Startups versus Corporates – Don´t mix them in a wrong way

We need a different approach to innovation and implementation when comparing Startups versus Corporates. To quote Steve Blank: “In the last few years, we’ve recognized that a startup is not a smaller version of a large company. We’re now learning that Corporates are not larger versions of Startups.”.

Large companies have finite life cycles and prefer sustaining innovation. Most grow by offering new products that are variants of their core products. Their size and culture make disruptive innovation extremely difficult to execute. The Business Model Canvas comes in multiple shapes and sizes, but it is the easiest way to outline the structure of the business model and implications for any party involved, and different for Startups versus Corporates departments and culture.

The Startup Case:

Business Model Canvas for a Lean Startup

You may keep things easy using a reduced version of the business model canvas, called the “Product first Canvas for Lean Startups”.

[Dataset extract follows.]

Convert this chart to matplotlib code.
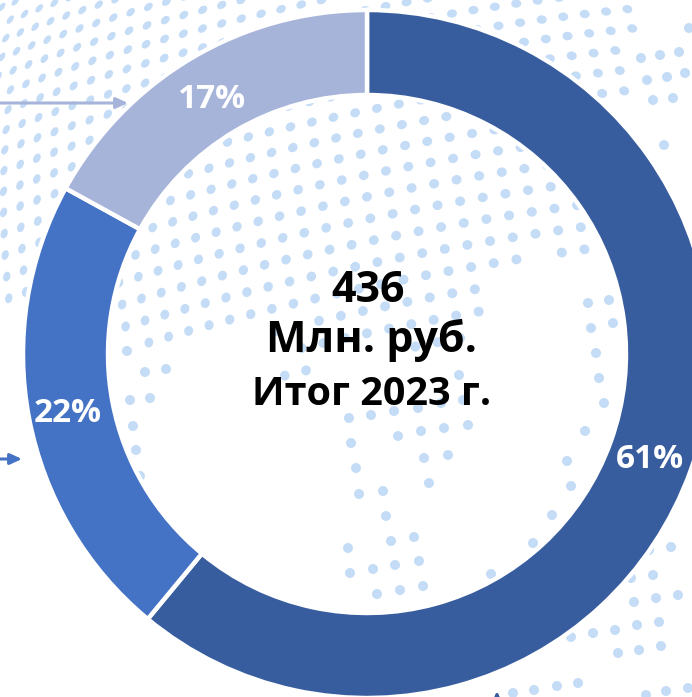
import numpy as np
import matplotlib
matplotlib.use("Agg")
import matplotlib.pyplot as plt
from matplotlib.collections import EllipseCollection
from matplotlib.path import Path

# chart data
shares = [61, 22, 17]
ring_colors = ["#385D9F", "#4472C4", "#A6B4DA"]
centre_lines = ["436", "Млн. руб.", "Итог 2023 г."]

# decorative backdrop (pixel positions of the loose map dots)
loose_x = [641,660,679,647,667,685,653,673,664,689,588,609,591,613,596,599,604,585,567,571,552,533,491,
           351,356,359,383,386,391,414,348,350,373,395,419,377,400,423,424,448,429,398,421,444,468,459,
           349,371,394,418,441,463,671,649,653,631,678,656,634,659,637,615,593,571,661,639,618,
           578,557,534,513,688,666,646,127,145,166,130,150,133,136,140]
loose_y = [58,55,52,80,77,73,100,98,145,28,303,300,328,323,353,378,403,431,461,486,515,543,574,
           443,468,494,491,516,541,537,548,573,569,565,561,594,590,586,458,455,483,436,431,428,425,375,
           418,415,411,408,403,400,547,550,575,578,595,598,602,622,625,630,633,637,646,650,653,
           683,686,690,693,688,691,695,351,372,369,400,398,426,450,476]
land_outline = [(-5,-5),(635,-5),(635,95),(592,95),(592,270),(545,250),(500,278),(482,312),(482,345),
                (340,352),(285,385),(280,345),(268,322),(222,328),(195,352),(165,348),(122,340),(112,305),(-5,302)]

W, H = 692, 697
fig = plt.figure(figsize=(W/100, H/100), dpi=100)
ax = fig.add_axes([0, 0, 1, 1])
ax.set_facecolor("white")
dot_color = "#C4DCF6"

# globe lattice for the dense part of the dotted map
cx, cy, R = 520.0, 420.0, 750.0
step = 23.0 / R
phi0 = np.radians(-14.0)
roll = np.radians(9.5)
lats = np.arange(-60, 60) * step
lons = np.arange(-60, 60) * step
lon, lat = np.meshgrid(lons, lats)
X = np.cos(lat) * np.sin(lon)
Y = np.cos(phi0) * np.sin(lat) - np.sin(phi0) * np.cos(lat) * np.cos(lon)
Z = np.sin(phi0) * np.sin(lat) + np.cos(phi0) * np.cos(lat) * np.cos(lon)
front = Z > 0
xr = X * np.cos(roll) - Y * np.sin(roll)
yr = X * np.sin(roll) + Y * np.cos(roll)
px = cx + R * xr
py = cy - R * yr
mask = front & Path(land_outline).contains_points(np.c_[px.ravel(), py.ravel()]).reshape(px.shape)
gx, gy = px[mask], py[mask]
d = np.hypot(gx - cx, gy - cy) / R
squash = np.sqrt(np.clip(1 - d**2, 0.25, 1))
angle = np.degrees(np.arctan2(-(gy - cy), gx - cx)) + 90

base = 10.0
all_x = np.r_[gx, loose_x]
all_y = np.r_[H - gy, H - np.array(loose_y)]
widths = np.r_[np.full(gx.size, base), np.full(len(loose_x), base)]
heights = np.r_[base * squash, np.full(len(loose_x), base)]
angles = np.r_[angle + 90, np.zeros(len(loose_x))]
dots = EllipseCollection(heights, widths, angles, units="xy", offsets=np.c_[all_x, all_y],
                         transOffset=ax.transData, facecolors=dot_color, edgecolors="none", zorder=1)
ax.add_collection(dots)

# ring
ax.pie(shares, colors=ring_colors, startangle=90, counterclock=False, center=(367, H - 354), radius=344,
       wedgeprops=dict(width=85, edgecolor="white", linewidth=3.2, zorder=3), frame=True)
ax.set_xlim(0, W)
ax.set_ylim(0, H)
ax.set_aspect("equal")
ax.axis("off")

# share labels
label_font = dict(family="Open Sans", fontweight="bold", fontsize=24, color="white", ha="center", va="center", zorder=5)
label_pos = [(650, 459), (68, 414), (212, 99)]
for v, (lx, ly) in zip(shares, label_pos):
    ax.text(lx, H - ly, f"{v}%", **label_font)

# centre text
line_x = [368.5, 372, 371.5]
line_base = [302, 352, 405]
line_size = [31, 31, 28.5]
for s, x, b, fs in zip(centre_lines, line_x, line_base, line_size):
    ax.text(x, H - b, s, family="Open Sans", fontweight="bold",
            fontsize=fs, color="black", ha="center", va="baseline", zorder=5)

# arrows
def arrow(p0, p1, c):
    ax.annotate("", xy=(p1[0], H - p1[1]), xytext=(p0[0], H - p0[1]),
                arrowprops=dict(arrowstyle="-|>,head_width=0.32,head_length=0.7", color=c, lw=2.2,
                                shrinkA=0, shrinkB=0), zorder=4, annotation_clip=False)
arrow((0, 103), (128, 103), "#A6B4DA")
arrow((0, 459), (22, 459), "#4472C4")
arrow((497, 712), (497, 691), "#385D9F")

fig.savefig("out.png", dpi=100, facecolor="white")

The Work Order looks like this:

  1. Problem
  2. Unique Value Proposition
  3. Solution
  4. Cost Structure
  5. Key Metrics

The Product Development comes in 3 stages

Here starts an iterative number of pivots, based on real-world experience, measured by initial results.

  1. The Low Fidelity Minimum Viable Product
  2. High Fidelity Minimum Viable Product (Beta)
  3. Launch

The Corporate Case

There are some reasons, why corporates aren´t open to change.

  • Reputational damage – When a client or corporate data is involved in the product development process, failures may damage the brand and reputation.
  • Lost investment– Many start-ups fail, so the investment risk for corporates is high compared to their usual investment projects.
  • Misaligned employees – Corporate employees are trained to follow processes and tend to regard failure as jeopardizing their career. They might feel threatened by the start-up’s unfamiliar culture and remain overly protective of the status quo.
  • Unsure outcome – When projects include unfinished products or work with start-up entrepreneurs and inexperienced teams, results are difficult to predict.
  • Maturity misalignment – When corporates engage with start-ups that are proposing a new business model or a new technology that the corporate enterprise is not yet ready to adopt or to experiment with, this inherently leads to a fruitless collaboration

Prototyping and pivoting hardly work in corporate culture.

If it´s worth to conduct a diligent preparation, then we do it. If it´s not worth it, it probably won´t work in corporate culture.

  1. Value Proposition – Your starting point of the process. How do you ensure that provide more customer value than the alternatives available to your customers
  2. Distribution Strategy – A thorough analysis of the sales and marketing channels and processes for your type of product or solution and provides a foundation for making implementable and realistic decisions concerning the distribution
  3. Organization Assessment – This will enable you to make the required adjustments (development or changes) to your staff and your organizational structures.
  4. Technology Assessment – This will enable you to handle and manage the product and technology-related requirements arising from a sales channel.
  5. Market Outlook & Forecast – Trends which sooner or later will affect all relevant markets
  6. Market Analysis – Demand Side and Supply Side – insight into what your potential customers are currently using and when they are planning to change.
  7. Distribution Framework Definition – Programs and the legal agreements required to enable the internal organization to successfully implement the distribution strategy.

In order for collaboration between Startups and Corporates to succeed, both parties need to adapt. In many narratives, the blame for barriers to adoption to innovation is put on Corporates. And it’s true that most Corporates have work to do in updating processes to enable more flexibility and speed, as well as accepting the idea that in order to truly innovate, some failure will be necessary. But Startups also need to understand that most banks are large businesses, which entails a certain level of bureaucracy in order to safeguard the business and ensure regulatory compliance. Collaborations, where Startups and Corporates are willing to compromise, will be the ones that see the best results.

Collaboration between Start-ups and Corporates – A Practical Guide for Mutual Understanding, published in January 2018 by the World Economic Forum offers some practical guidance to a better mutual understanding as to the basis for successful collaboration between start-ups and corporates. Collaboration could become Europe’s strong point.

It is a tremendous opportunity to strengthen Europe’s competitiveness and to allow its best start-ups to expand and create jobs in Europe instead of leaving for the US and Asian markets.